_Code that draws figures:_
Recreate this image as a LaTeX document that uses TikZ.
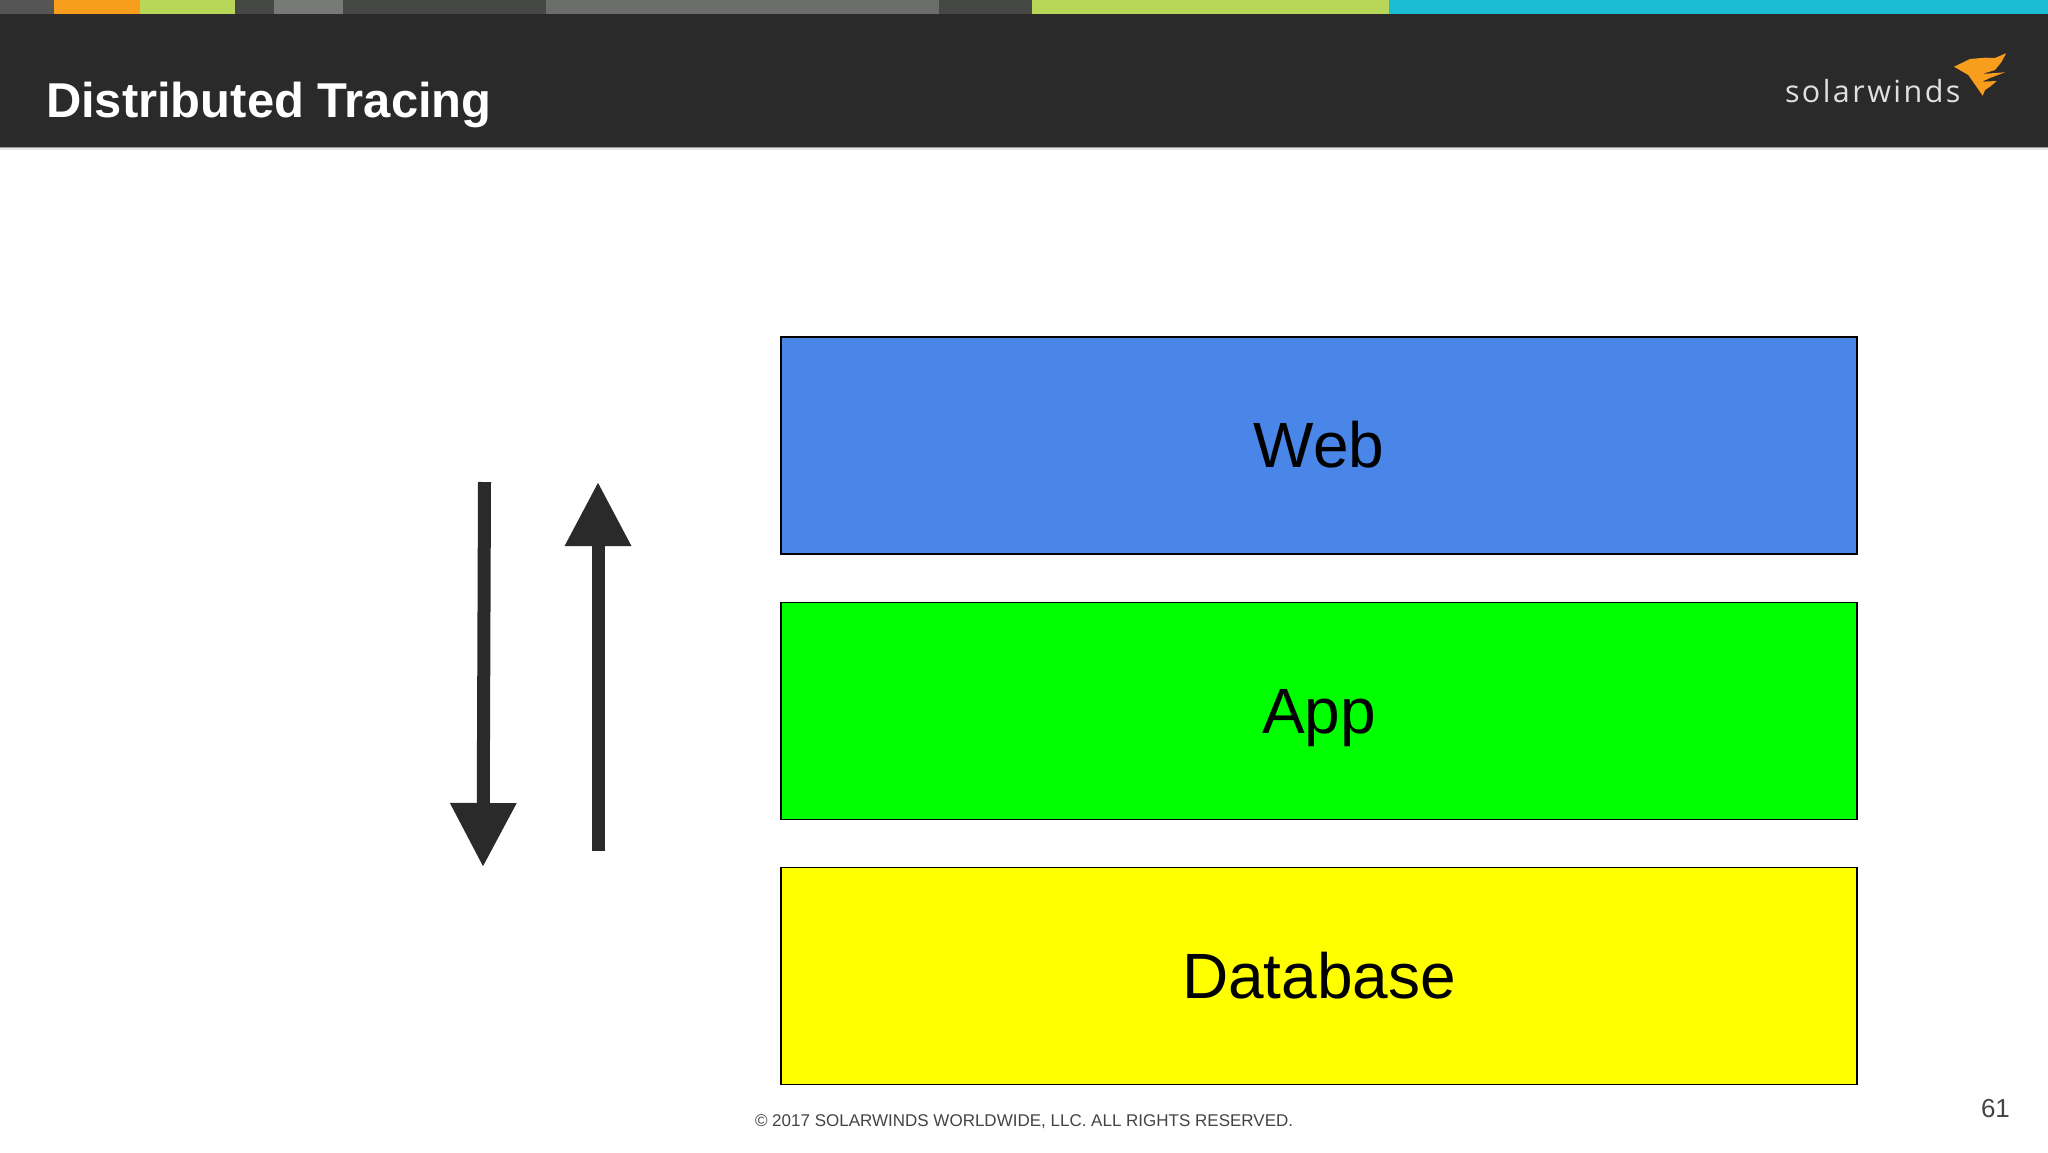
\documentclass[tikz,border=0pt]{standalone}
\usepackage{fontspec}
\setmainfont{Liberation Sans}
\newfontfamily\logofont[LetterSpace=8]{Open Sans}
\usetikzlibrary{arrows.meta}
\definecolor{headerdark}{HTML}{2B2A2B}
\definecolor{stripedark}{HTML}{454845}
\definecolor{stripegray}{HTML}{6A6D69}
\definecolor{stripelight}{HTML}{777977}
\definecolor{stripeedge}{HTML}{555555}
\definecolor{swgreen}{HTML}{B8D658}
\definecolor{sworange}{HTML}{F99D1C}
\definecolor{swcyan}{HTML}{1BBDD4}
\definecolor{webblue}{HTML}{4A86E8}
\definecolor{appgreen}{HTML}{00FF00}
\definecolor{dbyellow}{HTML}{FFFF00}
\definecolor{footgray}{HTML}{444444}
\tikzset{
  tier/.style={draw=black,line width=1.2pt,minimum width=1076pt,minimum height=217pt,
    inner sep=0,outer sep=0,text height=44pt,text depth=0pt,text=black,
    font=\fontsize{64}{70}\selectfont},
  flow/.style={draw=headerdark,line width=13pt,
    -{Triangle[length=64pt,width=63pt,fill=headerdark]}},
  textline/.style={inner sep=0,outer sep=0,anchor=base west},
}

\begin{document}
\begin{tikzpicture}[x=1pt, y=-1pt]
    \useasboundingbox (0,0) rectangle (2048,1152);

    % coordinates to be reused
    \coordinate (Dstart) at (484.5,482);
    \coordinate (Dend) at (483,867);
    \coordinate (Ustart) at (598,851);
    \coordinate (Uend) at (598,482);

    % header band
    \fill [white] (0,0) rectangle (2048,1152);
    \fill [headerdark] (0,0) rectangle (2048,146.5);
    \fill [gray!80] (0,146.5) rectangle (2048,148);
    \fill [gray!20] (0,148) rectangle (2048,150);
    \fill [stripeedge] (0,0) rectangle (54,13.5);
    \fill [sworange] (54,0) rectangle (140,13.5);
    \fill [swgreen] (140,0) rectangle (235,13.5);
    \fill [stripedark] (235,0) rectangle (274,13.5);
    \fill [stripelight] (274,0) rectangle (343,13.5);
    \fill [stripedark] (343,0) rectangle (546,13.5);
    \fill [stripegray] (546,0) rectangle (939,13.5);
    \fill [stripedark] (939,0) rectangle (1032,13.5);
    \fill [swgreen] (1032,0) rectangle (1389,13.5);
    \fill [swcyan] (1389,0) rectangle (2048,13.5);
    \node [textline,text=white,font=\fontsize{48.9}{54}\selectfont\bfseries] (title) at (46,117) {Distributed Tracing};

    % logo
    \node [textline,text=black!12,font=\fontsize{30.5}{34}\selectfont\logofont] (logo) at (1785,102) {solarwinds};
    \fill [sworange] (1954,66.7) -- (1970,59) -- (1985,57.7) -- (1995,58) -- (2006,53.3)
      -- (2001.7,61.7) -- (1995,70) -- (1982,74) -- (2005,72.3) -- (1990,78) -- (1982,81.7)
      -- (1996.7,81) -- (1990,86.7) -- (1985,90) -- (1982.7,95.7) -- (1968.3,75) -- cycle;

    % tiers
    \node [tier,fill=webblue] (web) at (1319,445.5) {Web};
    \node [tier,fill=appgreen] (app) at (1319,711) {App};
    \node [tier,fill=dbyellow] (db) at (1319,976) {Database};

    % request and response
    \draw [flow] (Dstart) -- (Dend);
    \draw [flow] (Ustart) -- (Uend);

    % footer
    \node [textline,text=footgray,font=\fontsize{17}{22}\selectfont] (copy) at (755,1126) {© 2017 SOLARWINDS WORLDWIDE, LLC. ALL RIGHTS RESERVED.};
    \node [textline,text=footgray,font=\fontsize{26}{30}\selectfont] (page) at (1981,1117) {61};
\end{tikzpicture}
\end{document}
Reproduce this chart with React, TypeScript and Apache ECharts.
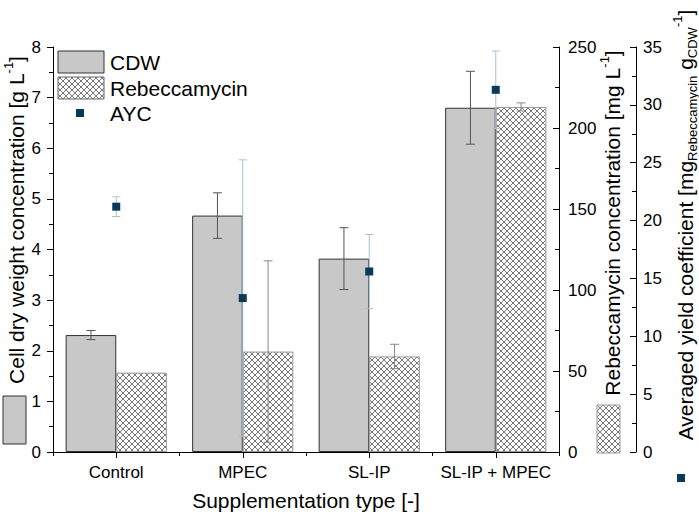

_STATED TASK:_ Leave out the pictures and repeat everything else in the records exactly.

_EXERCISE OUTPUT:_
Recreate this image as a LaTeX document that uses TikZ.
\documentclass[tikz,border=0pt]{standalone}
\usepackage{fontspec}
\setmainfont{Liberation Sans}
\newfontfamily\logofont[LetterSpace=8]{Open Sans}
\usetikzlibrary{arrows.meta}
\definecolor{headerdark}{HTML}{2B2A2B}
\definecolor{stripedark}{HTML}{454845}
\definecolor{stripegray}{HTML}{6A6D69}
\definecolor{stripelight}{HTML}{777977}
\definecolor{stripeedge}{HTML}{555555}
\definecolor{swgreen}{HTML}{B8D658}
\definecolor{sworange}{HTML}{F99D1C}
\definecolor{swcyan}{HTML}{1BBDD4}
\definecolor{webblue}{HTML}{4A86E8}
\definecolor{appgreen}{HTML}{00FF00}
\definecolor{dbyellow}{HTML}{FFFF00}
\definecolor{footgray}{HTML}{444444}
\tikzset{
  tier/.style={draw=black,line width=1.2pt,minimum width=1076pt,minimum height=217pt,
    inner sep=0,outer sep=0,text height=44pt,text depth=0pt,text=black,
    font=\fontsize{64}{70}\selectfont},
  flow/.style={draw=headerdark,line width=13pt,
    -{Triangle[length=64pt,width=63pt,fill=headerdark]}},
  textline/.style={inner sep=0,outer sep=0,anchor=base west},
}

\begin{document}
\begin{tikzpicture}[x=1pt, y=-1pt]
    \useasboundingbox (0,0) rectangle (2048,1152);

    % coordinates to be reused
    \coordinate (Dstart) at (484.5,482);
    \coordinate (Dend) at (483,867);
    \coordinate (Ustart) at (598,851);
    \coordinate (Uend) at (598,482);

    % header band
    \fill [white] (0,0) rectangle (2048,1152);
    \fill [headerdark] (0,0) rectangle (2048,146.5);
    \fill [gray!80] (0,146.5) rectangle (2048,148);
    \fill [gray!20] (0,148) rectangle (2048,150);
    \fill [stripeedge] (0,0) rectangle (54,13.5);
    \fill [sworange] (54,0) rectangle (140,13.5);
    \fill [swgreen] (140,0) rectangle (235,13.5);
    \fill [stripedark] (235,0) rectangle (274,13.5);
    \fill [stripelight] (274,0) rectangle (343,13.5);
    \fill [stripedark] (343,0) rectangle (546,13.5);
    \fill [stripegray] (546,0) rectangle (939,13.5);
    \fill [stripedark] (939,0) rectangle (1032,13.5);
    \fill [swgreen] (1032,0) rectangle (1389,13.5);
    \fill [swcyan] (1389,0) rectangle (2048,13.5);
    \node [textline,text=white,font=\fontsize{48.9}{54}\selectfont\bfseries] (title) at (46,117) {Distributed Tracing};

    % logo
    \node [textline,text=black!12,font=\fontsize{30.5}{34}\selectfont\logofont] (logo) at (1785,102) {solarwinds};
    \fill [sworange] (1954,66.7) -- (1970,59) -- (1985,57.7) -- (1995,58) -- (2006,53.3)
      -- (2001.7,61.7) -- (1995,70) -- (1982,74) -- (2005,72.3) -- (1990,78) -- (1982,81.7)
      -- (1996.7,81) -- (1990,86.7) -- (1985,90) -- (1982.7,95.7) -- (1968.3,75) -- cycle;

    % tiers
    \node [tier,fill=webblue] (web) at (1319,445.5) {Web};
    \node [tier,fill=appgreen] (app) at (1319,711) {App};
    \node [tier,fill=dbyellow] (db) at (1319,976) {Database};

    % request and response
    \draw [flow] (Dstart) -- (Dend);
    \draw [flow] (Ustart) -- (Uend);

    % footer
    \node [textline,text=footgray,font=\fontsize{17}{22}\selectfont] (copy) at (755,1126) {© 2017 SOLARWINDS WORLDWIDE, LLC. ALL RIGHTS RESERVED.};
    \node [textline,text=footgray,font=\fontsize{26}{30}\selectfont] (page) at (1981,1117) {61};
\end{tikzpicture}
\end{document}
Reproduce this chart with React, TypeScript and Apache ECharts.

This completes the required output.